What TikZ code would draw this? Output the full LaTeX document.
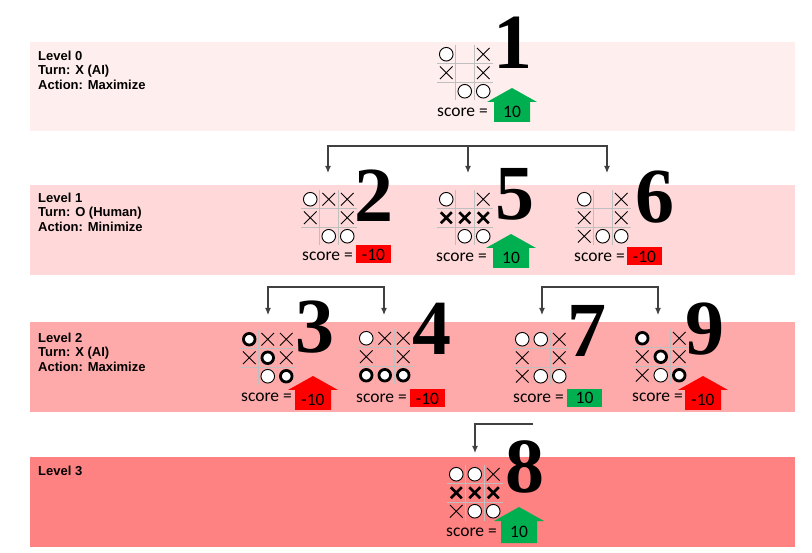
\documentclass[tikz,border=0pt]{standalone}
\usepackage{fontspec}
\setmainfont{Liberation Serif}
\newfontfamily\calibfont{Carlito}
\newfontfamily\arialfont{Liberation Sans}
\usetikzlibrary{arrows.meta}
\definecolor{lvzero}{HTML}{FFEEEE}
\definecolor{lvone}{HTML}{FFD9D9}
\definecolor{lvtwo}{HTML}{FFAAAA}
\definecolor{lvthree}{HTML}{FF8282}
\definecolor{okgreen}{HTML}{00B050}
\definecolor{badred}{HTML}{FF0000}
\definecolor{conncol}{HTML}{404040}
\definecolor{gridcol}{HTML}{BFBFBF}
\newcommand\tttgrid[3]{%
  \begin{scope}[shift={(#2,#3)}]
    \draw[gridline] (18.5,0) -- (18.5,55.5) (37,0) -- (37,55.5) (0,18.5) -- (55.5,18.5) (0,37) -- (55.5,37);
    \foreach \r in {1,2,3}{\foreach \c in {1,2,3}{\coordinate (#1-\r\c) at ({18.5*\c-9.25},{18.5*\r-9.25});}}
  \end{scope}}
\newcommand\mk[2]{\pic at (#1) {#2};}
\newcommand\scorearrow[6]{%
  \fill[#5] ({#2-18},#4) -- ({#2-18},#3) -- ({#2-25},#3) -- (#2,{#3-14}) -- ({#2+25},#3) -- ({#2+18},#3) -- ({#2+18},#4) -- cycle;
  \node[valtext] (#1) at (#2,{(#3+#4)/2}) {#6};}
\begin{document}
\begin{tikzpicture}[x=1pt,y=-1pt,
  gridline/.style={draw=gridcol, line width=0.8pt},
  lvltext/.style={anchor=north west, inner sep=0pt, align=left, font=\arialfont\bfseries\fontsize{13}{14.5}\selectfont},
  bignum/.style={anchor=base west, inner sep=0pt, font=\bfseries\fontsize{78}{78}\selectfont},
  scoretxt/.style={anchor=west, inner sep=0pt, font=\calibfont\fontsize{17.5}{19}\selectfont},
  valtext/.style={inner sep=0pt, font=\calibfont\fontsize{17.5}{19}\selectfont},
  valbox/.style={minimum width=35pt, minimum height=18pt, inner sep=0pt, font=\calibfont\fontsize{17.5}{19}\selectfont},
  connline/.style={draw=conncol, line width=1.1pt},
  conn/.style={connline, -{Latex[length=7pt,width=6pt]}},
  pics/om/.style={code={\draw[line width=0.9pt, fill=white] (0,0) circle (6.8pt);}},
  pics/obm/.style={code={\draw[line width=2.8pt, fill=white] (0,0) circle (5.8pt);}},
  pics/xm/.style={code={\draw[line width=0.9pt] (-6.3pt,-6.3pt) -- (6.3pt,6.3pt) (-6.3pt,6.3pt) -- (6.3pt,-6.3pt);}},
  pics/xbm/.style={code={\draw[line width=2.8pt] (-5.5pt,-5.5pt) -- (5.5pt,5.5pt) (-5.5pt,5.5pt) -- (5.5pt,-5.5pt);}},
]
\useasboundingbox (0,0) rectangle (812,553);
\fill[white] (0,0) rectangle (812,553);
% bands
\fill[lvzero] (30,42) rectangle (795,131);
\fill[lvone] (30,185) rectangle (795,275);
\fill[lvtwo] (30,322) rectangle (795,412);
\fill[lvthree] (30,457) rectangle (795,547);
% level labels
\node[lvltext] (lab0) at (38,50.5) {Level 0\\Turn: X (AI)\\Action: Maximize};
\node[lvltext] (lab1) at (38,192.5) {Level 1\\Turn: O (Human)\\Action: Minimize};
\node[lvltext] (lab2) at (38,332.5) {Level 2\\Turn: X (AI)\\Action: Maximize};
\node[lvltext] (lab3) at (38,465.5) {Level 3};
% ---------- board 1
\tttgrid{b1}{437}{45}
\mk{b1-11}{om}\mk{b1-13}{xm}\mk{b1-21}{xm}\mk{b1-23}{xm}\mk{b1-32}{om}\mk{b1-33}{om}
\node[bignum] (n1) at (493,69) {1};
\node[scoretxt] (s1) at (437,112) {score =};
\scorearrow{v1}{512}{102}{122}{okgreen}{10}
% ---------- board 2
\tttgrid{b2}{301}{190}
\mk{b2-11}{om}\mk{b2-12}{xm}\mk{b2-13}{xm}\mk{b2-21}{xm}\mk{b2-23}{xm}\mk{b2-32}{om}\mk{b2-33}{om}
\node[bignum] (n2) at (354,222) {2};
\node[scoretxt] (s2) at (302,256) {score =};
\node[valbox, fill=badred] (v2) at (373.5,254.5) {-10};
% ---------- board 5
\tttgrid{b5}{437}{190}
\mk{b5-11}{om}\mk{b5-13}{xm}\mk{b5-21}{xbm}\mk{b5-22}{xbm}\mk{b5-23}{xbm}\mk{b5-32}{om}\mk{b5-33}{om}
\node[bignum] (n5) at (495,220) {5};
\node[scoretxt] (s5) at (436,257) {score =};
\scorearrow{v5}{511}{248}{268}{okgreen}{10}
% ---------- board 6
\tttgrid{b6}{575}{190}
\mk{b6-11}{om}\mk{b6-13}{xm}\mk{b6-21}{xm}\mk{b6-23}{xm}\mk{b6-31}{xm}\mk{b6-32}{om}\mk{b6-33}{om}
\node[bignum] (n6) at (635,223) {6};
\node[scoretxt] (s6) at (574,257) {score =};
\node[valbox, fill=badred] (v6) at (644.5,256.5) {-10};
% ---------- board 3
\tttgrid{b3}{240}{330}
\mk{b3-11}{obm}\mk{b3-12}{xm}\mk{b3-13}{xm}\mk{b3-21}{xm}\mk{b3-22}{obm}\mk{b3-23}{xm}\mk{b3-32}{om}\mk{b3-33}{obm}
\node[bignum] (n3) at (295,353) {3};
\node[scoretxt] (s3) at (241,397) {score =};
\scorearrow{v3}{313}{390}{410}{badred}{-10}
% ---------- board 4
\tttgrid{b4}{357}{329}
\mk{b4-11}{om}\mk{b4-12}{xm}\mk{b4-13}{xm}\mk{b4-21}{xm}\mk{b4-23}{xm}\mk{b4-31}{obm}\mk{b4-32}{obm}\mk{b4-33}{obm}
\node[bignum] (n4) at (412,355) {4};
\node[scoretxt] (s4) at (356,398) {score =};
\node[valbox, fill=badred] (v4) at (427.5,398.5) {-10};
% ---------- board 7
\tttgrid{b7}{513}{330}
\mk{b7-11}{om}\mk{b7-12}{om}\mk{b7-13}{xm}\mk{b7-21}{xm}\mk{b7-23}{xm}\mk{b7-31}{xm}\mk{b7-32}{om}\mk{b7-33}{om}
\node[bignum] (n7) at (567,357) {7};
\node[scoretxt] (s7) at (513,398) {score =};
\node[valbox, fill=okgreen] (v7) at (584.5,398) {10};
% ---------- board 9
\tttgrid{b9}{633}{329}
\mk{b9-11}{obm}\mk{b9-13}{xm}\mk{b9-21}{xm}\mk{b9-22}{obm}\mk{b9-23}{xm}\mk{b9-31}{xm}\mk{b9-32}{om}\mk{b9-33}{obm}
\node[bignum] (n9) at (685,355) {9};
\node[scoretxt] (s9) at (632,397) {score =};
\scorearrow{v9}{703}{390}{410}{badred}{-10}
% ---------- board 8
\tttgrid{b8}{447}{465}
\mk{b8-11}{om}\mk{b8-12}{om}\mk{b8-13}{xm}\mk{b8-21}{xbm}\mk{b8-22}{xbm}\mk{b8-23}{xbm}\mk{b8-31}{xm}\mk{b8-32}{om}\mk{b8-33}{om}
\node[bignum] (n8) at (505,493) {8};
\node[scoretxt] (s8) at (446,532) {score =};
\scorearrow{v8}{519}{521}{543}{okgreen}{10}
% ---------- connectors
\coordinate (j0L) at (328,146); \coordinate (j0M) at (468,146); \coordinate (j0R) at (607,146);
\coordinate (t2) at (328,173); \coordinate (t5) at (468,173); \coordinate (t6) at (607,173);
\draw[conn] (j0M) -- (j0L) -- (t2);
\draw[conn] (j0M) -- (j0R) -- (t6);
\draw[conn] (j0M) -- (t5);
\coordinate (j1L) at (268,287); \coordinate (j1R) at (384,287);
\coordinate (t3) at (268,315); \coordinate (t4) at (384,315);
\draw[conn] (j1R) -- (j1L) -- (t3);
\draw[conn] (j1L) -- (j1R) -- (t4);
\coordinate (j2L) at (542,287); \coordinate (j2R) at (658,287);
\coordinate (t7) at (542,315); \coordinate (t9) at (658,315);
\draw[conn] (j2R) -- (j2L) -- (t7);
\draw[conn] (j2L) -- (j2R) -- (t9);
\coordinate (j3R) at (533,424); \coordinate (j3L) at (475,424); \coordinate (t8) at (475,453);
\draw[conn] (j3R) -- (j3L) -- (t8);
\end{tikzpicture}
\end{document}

**SHORT EXERCISE**
Where a line holds the string "code", copy that line.

**REPLY**
What TikZ code would draw this? Output the full LaTeX document.
  pics/om/.style={code={\draw[line width=0.9pt, fill=white] (0,0) circle (6.8pt);}},
  pics/obm/.style={code={\draw[line width=2.8pt, fill=white] (0,0) circle (5.8pt);}},
  pics/xm/.style={code={\draw[line width=0.9pt] (-6.3pt,-6.3pt) -- (6.3pt,6.3pt) (-6.3pt,6.3pt) -- (6.3pt,-6.3pt);}},
  pics/xbm/.style={code={\draw[line width=2.8pt] (-5.5pt,-5.5pt) -- (5.5pt,5.5pt) (-5.5pt,5.5pt) -- (5.5pt,-5.5pt);}},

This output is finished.